Tuesday, July 22, 2008


A few months ago, local governments were planning to add hybrid vehicles to their fleets. Memphis was going to buy 10, Shelby County and Collierville were going to get four each, and Bartlett was going to get two.

But that was before a budget snafu and a reduction in federal funding for clean air projects.

“There was money taken out for the [FedExForum] garage incident. That was the beginning of the problem,” says Larry Smith, supervisor of the local health department’s air quality improvement branch. “In addition to that, the state reduced the allocation given to the local area.”

To fund its upcoming projects, the Health Department reallocated money from its RideShare program, but other agencies weren’t as lucky. Funding for a new MATA transit center near the airport was eliminated.

“We generally get about $3.2 million” each year in Congestion Mitigation and Air Quality money, says Martha Lott, administrator for the local Metropolitan Planning Organization (MPO).

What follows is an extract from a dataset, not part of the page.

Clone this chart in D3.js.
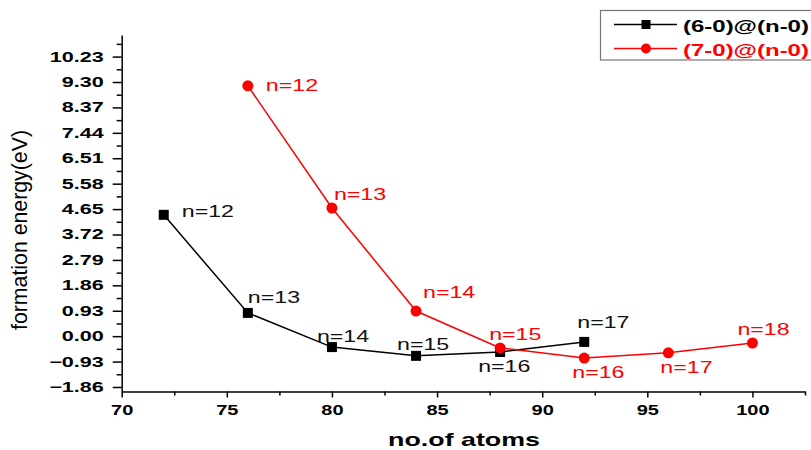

“In 2000, we got $1.9 million. In 2008, we got $1.6 million, and they’re telling me for 2009, 2010, and 2011 to project about $200,000 less each year,” she says.

The funding, known under the acronym CMAQ, is federal gas tax money that is disbursed to the state and then spent in areas that don’t meet clean air standards in ozone, carbon monoxide, and particulate matter.

Though the state said it would recoup more than $6 million in funding in late 2006 because of money misused for an intermodal bus transfer facility at the Forum, that money was not transferred until May of last year. Lott says she was not notified when the money was transferred.

In previous years, the state has given about 80 percent of CMAQ funding to the state’s various MPOs. This year the Tennessee Department of Transportation (TDOT) used 86 percent of the $28 million in this year’s CMAQ funding.

Alan Jones, advisor for TDOT’s environmental policy office, says one of the department’s priorities was intelligent transportation systems — which include cameras and electronic message boards — in Memphis, Nashville, Knoxville and Chattanooga.

“We have not started Chattanooga’s system yet,” Jones says. “Of the $28 million, $23 million is dedicated to starting Chattanooga’s system. None of the other MPOs had to spend their money on that.”

However, Jones says he hopes to see more funding given to MPOs in future years.

“The MPOs are uniquely qualified to understand their region and what might be the best projects,” Jones says. “Having this hybrid of the state department of transportation looking at priorities established by Congress or by the administration, we need the ability to send at least part of the money to MPOs to make their own decisions.”

Jones could not comment on the FedExForum garage because of an ongoing Tennessee Bureau of Investigation inquiry.

[Note: This story was supposed to run in this week's Flyer, but because all my colleagues had to go and do good work and get awards and everything, it got the ax. Which is probably just as well.]